__INSTRUCTIONS FOR THE TASK__.
Please retype the records below exactly, leaving out any pictures.

Records with drawing code:
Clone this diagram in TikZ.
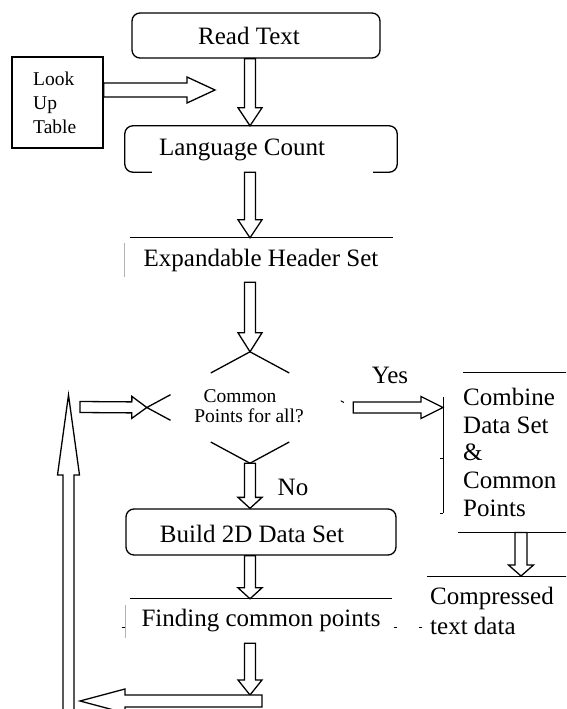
\documentclass[tikz,border=0pt]{standalone}
\usepackage{fontspec}
\setmainfont{Liberation Serif}
\usetikzlibrary{positioning, calc, shapes.geometric}

\tikzstyle{roundBox} = [
    rectangle,
    draw,
    rounded corners=8pt,
    line width=1.3pt,
    inner sep=0pt
    ]
\tikzstyle{plainBox} = [
    rectangle,
    draw,
    line width=1.3pt,
    inner sep=0pt
    ]
\tikzstyle{flatBox} = [
    rectangle,
    inner sep=0pt,
    font=\fontsize{25}{27.75}\selectfont
    ]
\tikzstyle{bigText} = [
    inner sep=0pt,
    font=\fontsize{25}{27.75}\selectfont
    ]
\tikzstyle{smallText} = [
    inner sep=0pt,
    font=\fontsize{19.5}{23.7}\selectfont
    ]
\tikzstyle{edgeLine} = [line width=1.3pt]
\tikzstyle{ruleLine} = [line width=1pt]
\tikzstyle{faintLine} = [line width=0.6pt, gray!60]
\tikzstyle{blockArrow} = [draw, fill=white, line width=1.3pt]

% hollow block arrow: start, tip, shaft half width, head half width, head length
\newcommand{\hollowArrow}[5]{%
  \coordinate (ha-a) at (#1);
  \coordinate (ha-b) at (#2);
  \coordinate (ha-c) at ($(ha-b)!#5!(ha-a)$);
  \path[blockArrow] ($(ha-a)!#3!90:(ha-b)$) -- ($(ha-c)!#3!90:(ha-b)$)
    -- ($(ha-c)!#4!90:(ha-b)$) -- (ha-b) -- ($(ha-c)!#4!-90:(ha-b)$)
    -- ($(ha-c)!#3!-90:(ha-b)$) -- ($(ha-a)!#3!-90:(ha-b)$) -- cycle;
}

\begin{document}
\begin{tikzpicture}[x=1pt, y=-1pt]
      \useasboundingbox (0,0) rectangle (566,709);
      \clip (0,0) rectangle (566,709);
      \coordinate (mid) at (250,0);
      \coordinate (rightCol) at (521,0);

      % main column
      \node[roundBox, minimum width=248pt, minimum height=45pt] at (256,35.5) (read) {};
      \node[bigText] at (249,36) (readText) {Read Text};

      \node[plainBox, minimum width=91pt, minimum height=91pt] at (57.5,102.5) (lookup) {};
      \node[smallText, align=left, anchor=west] at (33,103) (lookupText) {Look\\Up\\Table};
      \coordinate (lookupTip) at (215,90);
      \hollowArrow{lookup.east |- lookupTip}{lookupTip}{7pt}{13pt}{28pt}

      \node[rectangle, minimum width=272pt, minimum height=46pt] at (261,149) (lang) {};
      \draw[edgeLine, rounded corners=8pt] ($(lang.south west)+(27,0)$) -- (lang.south west)
        -- (lang.north west) -- (lang.north east) -- (lang.south east) -- ($(lang.south east)+(-24,0)$);
      \node[bigText] at (242,150) (langText) {Language Count};
      \hollowArrow{read.south -| mid}{lang.north -| mid}{5.5pt}{12pt}{18pt}

      \node[flatBox, minimum width=269pt, minimum height=44pt] at (261,260) (header) {Expandable Header Set};
      \draw[ruleLine] ($(header.north west)+(3.5,0)$) -- ($(header.north east)+(-2.5,0)$);
      \draw[faintLine] ($(header.north west)+(-2.5,5)$) -- ($(header.south west)+(-2.5,-5)$);
      \hollowArrow{lang.south -| mid}{header.north -| mid}{5.5pt}{12pt}{18pt}

      % decision
      \node[diamond, minimum width=206pt, minimum height=111pt, inner sep=0pt] at (250,407.5) (common) {};
      \draw[edgeLine] ($(common.north)!0.38!(common.west)$) -- (common.north) -- ($(common.north)!0.38!(common.east)$);
      \draw[edgeLine] ($(common.west)!0.23!(common.north)$) -- (common.west) -- ($(common.west)!0.23!(common.south)$);
      \draw[edgeLine] ($(common.south)!0.38!(common.west)$) -- (common.south) -- ($(common.south)!0.38!(common.east)$);
      \draw[ruleLine] ($(common.east)!0.09!(common.north)$) -- ($(common.east)!0.12!(common.north)$);
      \node[smallText] at (240,396) (commonText) {Common};
      \node[smallText] at (249,416) (pointsText) {Points for all?};
      \hollowArrow{header.south -| mid}{common.north}{5.5pt}{12pt}{19pt}

      % yes branch
      \node[bigText, align=left, anchor=north west, inner xsep=20pt, minimum width=117pt, minimum height=160pt] at (443,372) (combine) {Combine\\Data Set\\\&\\Common\\Points};
      \draw[ruleLine] ($(combine.north west)+(20,0)$) -- ($(combine.north east)+(-2,0)$);
      \draw[ruleLine] ($(combine.north west)+(0,25)$) -- ($(combine.south west)+(0,-19)$);
      \draw[ruleLine] ($(combine.west)+(-3,6)$) -- ($(combine.west)+(0,6)$);
      \draw[ruleLine] ($(combine.south west)+(-3,-19)$) -- ($(combine.south west)+(0,-19)$);
      \draw[ruleLine] ($(combine.south west)+(15,0)$) -- (combine.south east);
      \hollowArrow{common.east}{combine.west |- common.east}{5.5pt}{11pt}{22pt}
      \node[bigText] at (390,375) (yesText) {Yes};

      \node[bigText, align=left, anchor=north west, inner xsep=3pt, inner ysep=11pt, font=\fontsize{25}{30}\selectfont] at (427,576) (compressed) {Compressed\\text data};
      \draw[ruleLine] (compressed.north west) -- ($(compressed.north east)+(12,0)$);
      \hollowArrow{combine.south -| rightCol}{compressed.north -| rightCol}{6pt}{12.5pt}{11pt}

      % no branch
      \node[roundBox, minimum width=270pt, minimum height=46pt] at (261,532) (build) {};
      \node[bigText] at (252,534) (buildText) {Build 2D Data Set};
      \hollowArrow{common.south}{build.north -| mid}{5.5pt}{12pt}{11pt}
      \node[bigText] at (293,487) (noText) {No};

      \node[flatBox, minimum width=262pt, minimum height=44pt] at (261,621) (finding) {Finding common points};
      \draw[ruleLine] (finding.north west) -- (finding.north east);
      \draw[faintLine] ($(finding.north west)+(-5,6)$) -- ($(finding.south west)+(-5,-5)$);
      \draw[ruleLine] ($(finding.west)+(-8,6)$) -- ($(finding.west)+(-5,6)$);
      \draw[ruleLine] ($(finding.east)+(2,6)$) -- ($(finding.east)+(5,6)$);
      \draw[ruleLine] ($(finding.east)+(27,6)$) -- ($(finding.east)+(30,6)$);
      \hollowArrow{build.south -| mid}{finding.north -| mid}{5.5pt}{12pt}{11pt}

      % loop back to the decision
      \coordinate (loopTurn) at (250,695);
      \coordinate (loopStart) at (262,701);
      \coordinate (loopEnd) at (80,701);
      \coordinate (loopFoot) at (68.5,730);
      \coordinate (loopTop) at (68.5,395);
      \coordinate (loopIn) at (80,407);
      \hollowArrow{finding.south -| mid}{loopTurn}{5.5pt}{12pt}{15pt}
      \hollowArrow{loopStart}{loopEnd}{6pt}{12pt}{45pt}
      \hollowArrow{loopFoot}{loopTop}{5.5pt}{11pt}{80pt}
      \hollowArrow{loopIn}{common.west}{5.5pt}{11pt}{15pt}
\end{tikzpicture}
\end{document}
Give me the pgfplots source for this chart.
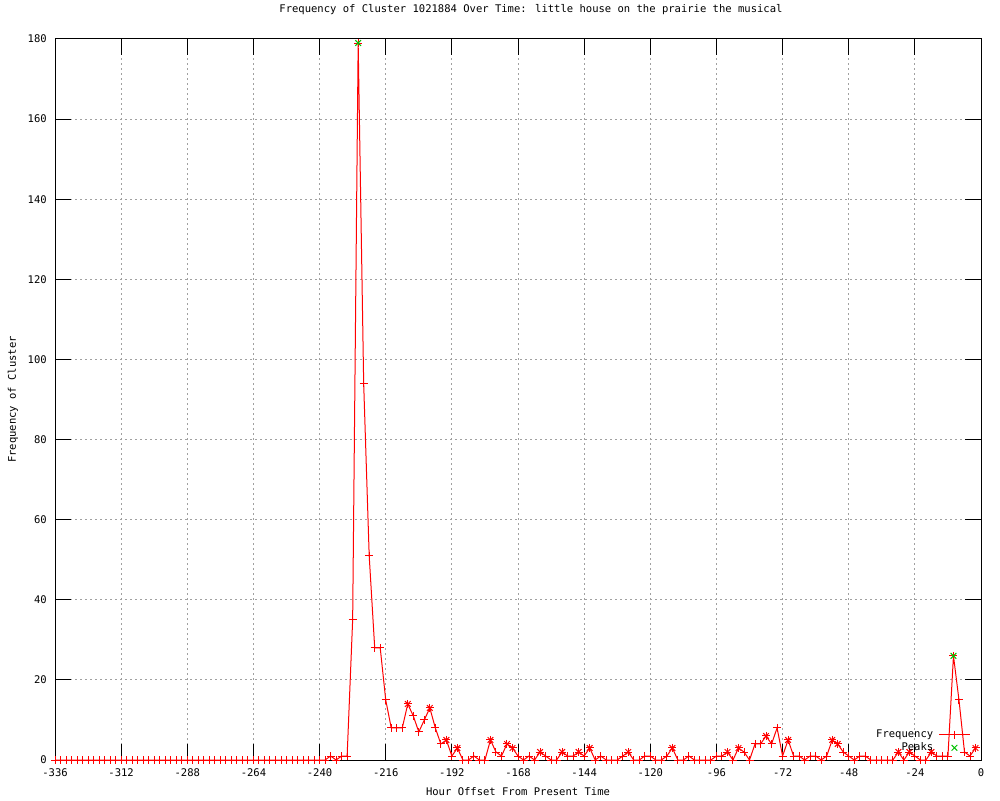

__THE ANSWER__.
Clone this diagram in TikZ.
\documentclass[tikz,border=0pt]{standalone}
\usepackage{fontspec}
\setmainfont{Liberation Serif}
\usetikzlibrary{positioning, calc, shapes.geometric}

\tikzstyle{roundBox} = [
    rectangle,
    draw,
    rounded corners=8pt,
    line width=1.3pt,
    inner sep=0pt
    ]
\tikzstyle{plainBox} = [
    rectangle,
    draw,
    line width=1.3pt,
    inner sep=0pt
    ]
\tikzstyle{flatBox} = [
    rectangle,
    inner sep=0pt,
    font=\fontsize{25}{27.75}\selectfont
    ]
\tikzstyle{bigText} = [
    inner sep=0pt,
    font=\fontsize{25}{27.75}\selectfont
    ]
\tikzstyle{smallText} = [
    inner sep=0pt,
    font=\fontsize{19.5}{23.7}\selectfont
    ]
\tikzstyle{edgeLine} = [line width=1.3pt]
\tikzstyle{ruleLine} = [line width=1pt]
\tikzstyle{faintLine} = [line width=0.6pt, gray!60]
\tikzstyle{blockArrow} = [draw, fill=white, line width=1.3pt]

% hollow block arrow: start, tip, shaft half width, head half width, head length
\newcommand{\hollowArrow}[5]{%
  \coordinate (ha-a) at (#1);
  \coordinate (ha-b) at (#2);
  \coordinate (ha-c) at ($(ha-b)!#5!(ha-a)$);
  \path[blockArrow] ($(ha-a)!#3!90:(ha-b)$) -- ($(ha-c)!#3!90:(ha-b)$)
    -- ($(ha-c)!#4!90:(ha-b)$) -- (ha-b) -- ($(ha-c)!#4!-90:(ha-b)$)
    -- ($(ha-c)!#3!-90:(ha-b)$) -- ($(ha-a)!#3!-90:(ha-b)$) -- cycle;
}

\begin{document}
\begin{tikzpicture}[x=1pt, y=-1pt]
      \useasboundingbox (0,0) rectangle (566,709);
      \clip (0,0) rectangle (566,709);
      \coordinate (mid) at (250,0);
      \coordinate (rightCol) at (521,0);

      % main column
      \node[roundBox, minimum width=248pt, minimum height=45pt] at (256,35.5) (read) {};
      \node[bigText] at (249,36) (readText) {Read Text};

      \node[plainBox, minimum width=91pt, minimum height=91pt] at (57.5,102.5) (lookup) {};
      \node[smallText, align=left, anchor=west] at (33,103) (lookupText) {Look\\Up\\Table};
      \coordinate (lookupTip) at (215,90);
      \hollowArrow{lookup.east |- lookupTip}{lookupTip}{7pt}{13pt}{28pt}

      \node[rectangle, minimum width=272pt, minimum height=46pt] at (261,149) (lang) {};
      \draw[edgeLine, rounded corners=8pt] ($(lang.south west)+(27,0)$) -- (lang.south west)
        -- (lang.north west) -- (lang.north east) -- (lang.south east) -- ($(lang.south east)+(-24,0)$);
      \node[bigText] at (242,150) (langText) {Language Count};
      \hollowArrow{read.south -| mid}{lang.north -| mid}{5.5pt}{12pt}{18pt}

      \node[flatBox, minimum width=269pt, minimum height=44pt] at (261,260) (header) {Expandable Header Set};
      \draw[ruleLine] ($(header.north west)+(3.5,0)$) -- ($(header.north east)+(-2.5,0)$);
      \draw[faintLine] ($(header.north west)+(-2.5,5)$) -- ($(header.south west)+(-2.5,-5)$);
      \hollowArrow{lang.south -| mid}{header.north -| mid}{5.5pt}{12pt}{18pt}

      % decision
      \node[diamond, minimum width=206pt, minimum height=111pt, inner sep=0pt] at (250,407.5) (common) {};
      \draw[edgeLine] ($(common.north)!0.38!(common.west)$) -- (common.north) -- ($(common.north)!0.38!(common.east)$);
      \draw[edgeLine] ($(common.west)!0.23!(common.north)$) -- (common.west) -- ($(common.west)!0.23!(common.south)$);
      \draw[edgeLine] ($(common.south)!0.38!(common.west)$) -- (common.south) -- ($(common.south)!0.38!(common.east)$);
      \draw[ruleLine] ($(common.east)!0.09!(common.north)$) -- ($(common.east)!0.12!(common.north)$);
      \node[smallText] at (240,396) (commonText) {Common};
      \node[smallText] at (249,416) (pointsText) {Points for all?};
      \hollowArrow{header.south -| mid}{common.north}{5.5pt}{12pt}{19pt}

      % yes branch
      \node[bigText, align=left, anchor=north west, inner xsep=20pt, minimum width=117pt, minimum height=160pt] at (443,372) (combine) {Combine\\Data Set\\\&\\Common\\Points};
      \draw[ruleLine] ($(combine.north west)+(20,0)$) -- ($(combine.north east)+(-2,0)$);
      \draw[ruleLine] ($(combine.north west)+(0,25)$) -- ($(combine.south west)+(0,-19)$);
      \draw[ruleLine] ($(combine.west)+(-3,6)$) -- ($(combine.west)+(0,6)$);
      \draw[ruleLine] ($(combine.south west)+(-3,-19)$) -- ($(combine.south west)+(0,-19)$);
      \draw[ruleLine] ($(combine.south west)+(15,0)$) -- (combine.south east);
      \hollowArrow{common.east}{combine.west |- common.east}{5.5pt}{11pt}{22pt}
      \node[bigText] at (390,375) (yesText) {Yes};

      \node[bigText, align=left, anchor=north west, inner xsep=3pt, inner ysep=11pt, font=\fontsize{25}{30}\selectfont] at (427,576) (compressed) {Compressed\\text data};
      \draw[ruleLine] (compressed.north west) -- ($(compressed.north east)+(12,0)$);
      \hollowArrow{combine.south -| rightCol}{compressed.north -| rightCol}{6pt}{12.5pt}{11pt}

      % no branch
      \node[roundBox, minimum width=270pt, minimum height=46pt] at (261,532) (build) {};
      \node[bigText] at (252,534) (buildText) {Build 2D Data Set};
      \hollowArrow{common.south}{build.north -| mid}{5.5pt}{12pt}{11pt}
      \node[bigText] at (293,487) (noText) {No};

      \node[flatBox, minimum width=262pt, minimum height=44pt] at (261,621) (finding) {Finding common points};
      \draw[ruleLine] (finding.north west) -- (finding.north east);
      \draw[faintLine] ($(finding.north west)+(-5,6)$) -- ($(finding.south west)+(-5,-5)$);
      \draw[ruleLine] ($(finding.west)+(-8,6)$) -- ($(finding.west)+(-5,6)$);
      \draw[ruleLine] ($(finding.east)+(2,6)$) -- ($(finding.east)+(5,6)$);
      \draw[ruleLine] ($(finding.east)+(27,6)$) -- ($(finding.east)+(30,6)$);
      \hollowArrow{build.south -| mid}{finding.north -| mid}{5.5pt}{12pt}{11pt}

      % loop back to the decision
      \coordinate (loopTurn) at (250,695);
      \coordinate (loopStart) at (262,701);
      \coordinate (loopEnd) at (80,701);
      \coordinate (loopFoot) at (68.5,730);
      \coordinate (loopTop) at (68.5,395);
      \coordinate (loopIn) at (80,407);
      \hollowArrow{finding.south -| mid}{loopTurn}{5.5pt}{12pt}{15pt}
      \hollowArrow{loopStart}{loopEnd}{6pt}{12pt}{45pt}
      \hollowArrow{loopFoot}{loopTop}{5.5pt}{11pt}{80pt}
      \hollowArrow{loopIn}{common.west}{5.5pt}{11pt}{15pt}
\end{tikzpicture}
\end{document}
Give me the pgfplots source for this chart.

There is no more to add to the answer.